GIVEN MATERIAL:
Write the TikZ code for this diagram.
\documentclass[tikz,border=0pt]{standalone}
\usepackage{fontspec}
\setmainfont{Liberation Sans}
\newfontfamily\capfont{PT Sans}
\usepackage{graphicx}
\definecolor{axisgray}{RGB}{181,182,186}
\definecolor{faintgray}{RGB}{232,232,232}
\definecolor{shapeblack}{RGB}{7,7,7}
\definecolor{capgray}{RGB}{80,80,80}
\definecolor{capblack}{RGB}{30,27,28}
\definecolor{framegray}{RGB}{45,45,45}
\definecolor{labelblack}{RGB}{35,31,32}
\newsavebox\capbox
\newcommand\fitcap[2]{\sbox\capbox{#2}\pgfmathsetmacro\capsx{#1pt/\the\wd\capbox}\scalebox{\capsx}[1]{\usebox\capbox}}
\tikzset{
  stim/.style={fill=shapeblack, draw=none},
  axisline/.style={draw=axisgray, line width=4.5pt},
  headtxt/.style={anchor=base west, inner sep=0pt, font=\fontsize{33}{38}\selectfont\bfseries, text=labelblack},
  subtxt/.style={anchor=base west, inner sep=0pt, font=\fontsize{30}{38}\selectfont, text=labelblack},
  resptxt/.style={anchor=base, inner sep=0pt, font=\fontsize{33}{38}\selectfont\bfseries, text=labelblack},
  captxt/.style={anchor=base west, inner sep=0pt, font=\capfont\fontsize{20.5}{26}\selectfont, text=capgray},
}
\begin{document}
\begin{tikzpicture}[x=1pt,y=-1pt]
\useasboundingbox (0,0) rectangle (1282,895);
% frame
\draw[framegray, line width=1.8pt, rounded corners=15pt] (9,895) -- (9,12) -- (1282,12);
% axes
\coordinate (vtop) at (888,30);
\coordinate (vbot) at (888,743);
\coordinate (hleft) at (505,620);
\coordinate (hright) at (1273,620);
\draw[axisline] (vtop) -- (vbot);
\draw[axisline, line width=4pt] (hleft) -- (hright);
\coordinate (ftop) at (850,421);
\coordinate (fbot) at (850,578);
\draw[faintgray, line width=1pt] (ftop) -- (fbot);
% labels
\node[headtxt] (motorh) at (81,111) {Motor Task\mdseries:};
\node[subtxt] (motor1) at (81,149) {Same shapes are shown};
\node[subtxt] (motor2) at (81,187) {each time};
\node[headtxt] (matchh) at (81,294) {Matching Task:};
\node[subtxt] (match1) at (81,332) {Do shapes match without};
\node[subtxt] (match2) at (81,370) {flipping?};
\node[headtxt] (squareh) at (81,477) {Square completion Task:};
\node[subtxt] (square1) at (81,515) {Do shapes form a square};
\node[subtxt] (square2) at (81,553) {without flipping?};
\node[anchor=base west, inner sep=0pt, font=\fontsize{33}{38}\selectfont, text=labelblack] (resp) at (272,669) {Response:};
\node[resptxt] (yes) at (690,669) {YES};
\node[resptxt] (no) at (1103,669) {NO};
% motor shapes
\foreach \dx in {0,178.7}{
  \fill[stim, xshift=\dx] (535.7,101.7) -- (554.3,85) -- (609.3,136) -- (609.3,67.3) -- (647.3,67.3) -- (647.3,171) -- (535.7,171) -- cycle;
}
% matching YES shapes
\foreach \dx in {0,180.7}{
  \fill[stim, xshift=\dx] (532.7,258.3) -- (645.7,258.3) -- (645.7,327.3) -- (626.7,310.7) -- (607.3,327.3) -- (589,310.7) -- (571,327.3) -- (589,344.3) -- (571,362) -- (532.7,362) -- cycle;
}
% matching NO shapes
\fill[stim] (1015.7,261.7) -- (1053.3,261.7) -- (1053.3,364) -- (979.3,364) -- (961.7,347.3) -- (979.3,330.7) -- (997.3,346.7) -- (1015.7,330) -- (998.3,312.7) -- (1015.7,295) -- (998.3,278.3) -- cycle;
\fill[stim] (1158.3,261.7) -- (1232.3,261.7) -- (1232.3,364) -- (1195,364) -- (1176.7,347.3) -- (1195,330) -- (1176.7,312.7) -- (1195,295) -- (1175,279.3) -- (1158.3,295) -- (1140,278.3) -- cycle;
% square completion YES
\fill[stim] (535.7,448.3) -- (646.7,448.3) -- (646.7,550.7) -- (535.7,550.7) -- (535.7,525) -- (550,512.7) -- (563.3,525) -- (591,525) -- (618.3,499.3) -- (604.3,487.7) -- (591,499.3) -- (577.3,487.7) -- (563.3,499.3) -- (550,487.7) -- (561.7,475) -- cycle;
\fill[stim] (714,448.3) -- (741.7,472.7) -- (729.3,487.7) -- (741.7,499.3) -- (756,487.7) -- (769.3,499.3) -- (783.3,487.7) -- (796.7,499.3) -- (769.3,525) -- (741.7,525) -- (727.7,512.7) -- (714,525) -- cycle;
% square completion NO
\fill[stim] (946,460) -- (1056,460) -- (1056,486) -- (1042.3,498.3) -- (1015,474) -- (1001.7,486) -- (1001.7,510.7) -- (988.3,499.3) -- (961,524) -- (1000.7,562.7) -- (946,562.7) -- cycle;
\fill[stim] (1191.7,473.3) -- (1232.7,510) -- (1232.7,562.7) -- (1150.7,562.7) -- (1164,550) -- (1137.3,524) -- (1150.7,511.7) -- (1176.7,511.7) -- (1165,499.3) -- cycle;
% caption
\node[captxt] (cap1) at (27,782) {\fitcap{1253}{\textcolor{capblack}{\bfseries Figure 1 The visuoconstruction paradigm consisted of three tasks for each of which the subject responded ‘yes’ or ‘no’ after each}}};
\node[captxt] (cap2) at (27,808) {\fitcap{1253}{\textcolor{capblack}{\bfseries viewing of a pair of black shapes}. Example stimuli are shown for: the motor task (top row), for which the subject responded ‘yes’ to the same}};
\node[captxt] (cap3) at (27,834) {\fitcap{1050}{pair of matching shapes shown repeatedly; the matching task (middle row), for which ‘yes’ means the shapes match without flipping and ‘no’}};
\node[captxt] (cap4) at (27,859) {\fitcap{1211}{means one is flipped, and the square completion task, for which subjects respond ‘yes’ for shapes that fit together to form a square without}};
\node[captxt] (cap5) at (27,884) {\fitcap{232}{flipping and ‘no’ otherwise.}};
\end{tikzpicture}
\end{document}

TASK DETAILS: Quote every line of the data, word for word.

CORRECT OUTPUT:
Write the TikZ code for this diagram.
\documentclass[tikz,border=0pt]{standalone}
\usepackage{fontspec}
\setmainfont{Liberation Sans}
\newfontfamily\capfont{PT Sans}
\usepackage{graphicx}
\definecolor{axisgray}{RGB}{181,182,186}
\definecolor{faintgray}{RGB}{232,232,232}
\definecolor{shapeblack}{RGB}{7,7,7}
\definecolor{capgray}{RGB}{80,80,80}
\definecolor{capblack}{RGB}{30,27,28}
\definecolor{framegray}{RGB}{45,45,45}
\definecolor{labelblack}{RGB}{35,31,32}
\newsavebox\capbox
\newcommand\fitcap[2]{\sbox\capbox{#2}\pgfmathsetmacro\capsx{#1pt/\the\wd\capbox}\scalebox{\capsx}[1]{\usebox\capbox}}
\tikzset{
  stim/.style={fill=shapeblack, draw=none},
  axisline/.style={draw=axisgray, line width=4.5pt},
  headtxt/.style={anchor=base west, inner sep=0pt, font=\fontsize{33}{38}\selectfont\bfseries, text=labelblack},
  subtxt/.style={anchor=base west, inner sep=0pt, font=\fontsize{30}{38}\selectfont, text=labelblack},
  resptxt/.style={anchor=base, inner sep=0pt, font=\fontsize{33}{38}\selectfont\bfseries, text=labelblack},
  captxt/.style={anchor=base west, inner sep=0pt, font=\capfont\fontsize{20.5}{26}\selectfont, text=capgray},
}
\begin{document}
\begin{tikzpicture}[x=1pt,y=-1pt]
\useasboundingbox (0,0) rectangle (1282,895);
% frame
\draw[framegray, line width=1.8pt, rounded corners=15pt] (9,895) -- (9,12) -- (1282,12);
% axes
\coordinate (vtop) at (888,30);
\coordinate (vbot) at (888,743);
\coordinate (hleft) at (505,620);
\coordinate (hright) at (1273,620);
\draw[axisline] (vtop) -- (vbot);
\draw[axisline, line width=4pt] (hleft) -- (hright);
\coordinate (ftop) at (850,421);
\coordinate (fbot) at (850,578);
\draw[faintgray, line width=1pt] (ftop) -- (fbot);
% labels
\node[headtxt] (motorh) at (81,111) {Motor Task\mdseries:};
\node[subtxt] (motor1) at (81,149) {Same shapes are shown};
\node[subtxt] (motor2) at (81,187) {each time};
\node[headtxt] (matchh) at (81,294) {Matching Task:};
\node[subtxt] (match1) at (81,332) {Do shapes match without};
\node[subtxt] (match2) at (81,370) {flipping?};
\node[headtxt] (squareh) at (81,477) {Square completion Task:};
\node[subtxt] (square1) at (81,515) {Do shapes form a square};
\node[subtxt] (square2) at (81,553) {without flipping?};
\node[anchor=base west, inner sep=0pt, font=\fontsize{33}{38}\selectfont, text=labelblack] (resp) at (272,669) {Response:};
\node[resptxt] (yes) at (690,669) {YES};
\node[resptxt] (no) at (1103,669) {NO};
% motor shapes
\foreach \dx in {0,178.7}{
  \fill[stim, xshift=\dx] (535.7,101.7) -- (554.3,85) -- (609.3,136) -- (609.3,67.3) -- (647.3,67.3) -- (647.3,171) -- (535.7,171) -- cycle;
}
% matching YES shapes
\foreach \dx in {0,180.7}{
  \fill[stim, xshift=\dx] (532.7,258.3) -- (645.7,258.3) -- (645.7,327.3) -- (626.7,310.7) -- (607.3,327.3) -- (589,310.7) -- (571,327.3) -- (589,344.3) -- (571,362) -- (532.7,362) -- cycle;
}
% matching NO shapes
\fill[stim] (1015.7,261.7) -- (1053.3,261.7) -- (1053.3,364) -- (979.3,364) -- (961.7,347.3) -- (979.3,330.7) -- (997.3,346.7) -- (1015.7,330) -- (998.3,312.7) -- (1015.7,295) -- (998.3,278.3) -- cycle;
\fill[stim] (1158.3,261.7) -- (1232.3,261.7) -- (1232.3,364) -- (1195,364) -- (1176.7,347.3) -- (1195,330) -- (1176.7,312.7) -- (1195,295) -- (1175,279.3) -- (1158.3,295) -- (1140,278.3) -- cycle;
% square completion YES
\fill[stim] (535.7,448.3) -- (646.7,448.3) -- (646.7,550.7) -- (535.7,550.7) -- (535.7,525) -- (550,512.7) -- (563.3,525) -- (591,525) -- (618.3,499.3) -- (604.3,487.7) -- (591,499.3) -- (577.3,487.7) -- (563.3,499.3) -- (550,487.7) -- (561.7,475) -- cycle;
\fill[stim] (714,448.3) -- (741.7,472.7) -- (729.3,487.7) -- (741.7,499.3) -- (756,487.7) -- (769.3,499.3) -- (783.3,487.7) -- (796.7,499.3) -- (769.3,525) -- (741.7,525) -- (727.7,512.7) -- (714,525) -- cycle;
% square completion NO
\fill[stim] (946,460) -- (1056,460) -- (1056,486) -- (1042.3,498.3) -- (1015,474) -- (1001.7,486) -- (1001.7,510.7) -- (988.3,499.3) -- (961,524) -- (1000.7,562.7) -- (946,562.7) -- cycle;
\fill[stim] (1191.7,473.3) -- (1232.7,510) -- (1232.7,562.7) -- (1150.7,562.7) -- (1164,550) -- (1137.3,524) -- (1150.7,511.7) -- (1176.7,511.7) -- (1165,499.3) -- cycle;
% caption
\node[captxt] (cap1) at (27,782) {\fitcap{1253}{\textcolor{capblack}{\bfseries Figure 1 The visuoconstruction paradigm consisted of three tasks for each of which the subject responded ‘yes’ or ‘no’ after each}}};
\node[captxt] (cap2) at (27,808) {\fitcap{1253}{\textcolor{capblack}{\bfseries viewing of a pair of black shapes}. Example stimuli are shown for: the motor task (top row), for which the subject responded ‘yes’ to the same}};
\node[captxt] (cap3) at (27,834) {\fitcap{1050}{pair of matching shapes shown repeatedly; the matching task (middle row), for which ‘yes’ means the shapes match without flipping and ‘no’}};
\node[captxt] (cap4) at (27,859) {\fitcap{1211}{means one is flipped, and the square completion task, for which subjects respond ‘yes’ for shapes that fit together to form a square without}};
\node[captxt] (cap5) at (27,884) {\fitcap{232}{flipping and ‘no’ otherwise.}};
\end{tikzpicture}
\end{document}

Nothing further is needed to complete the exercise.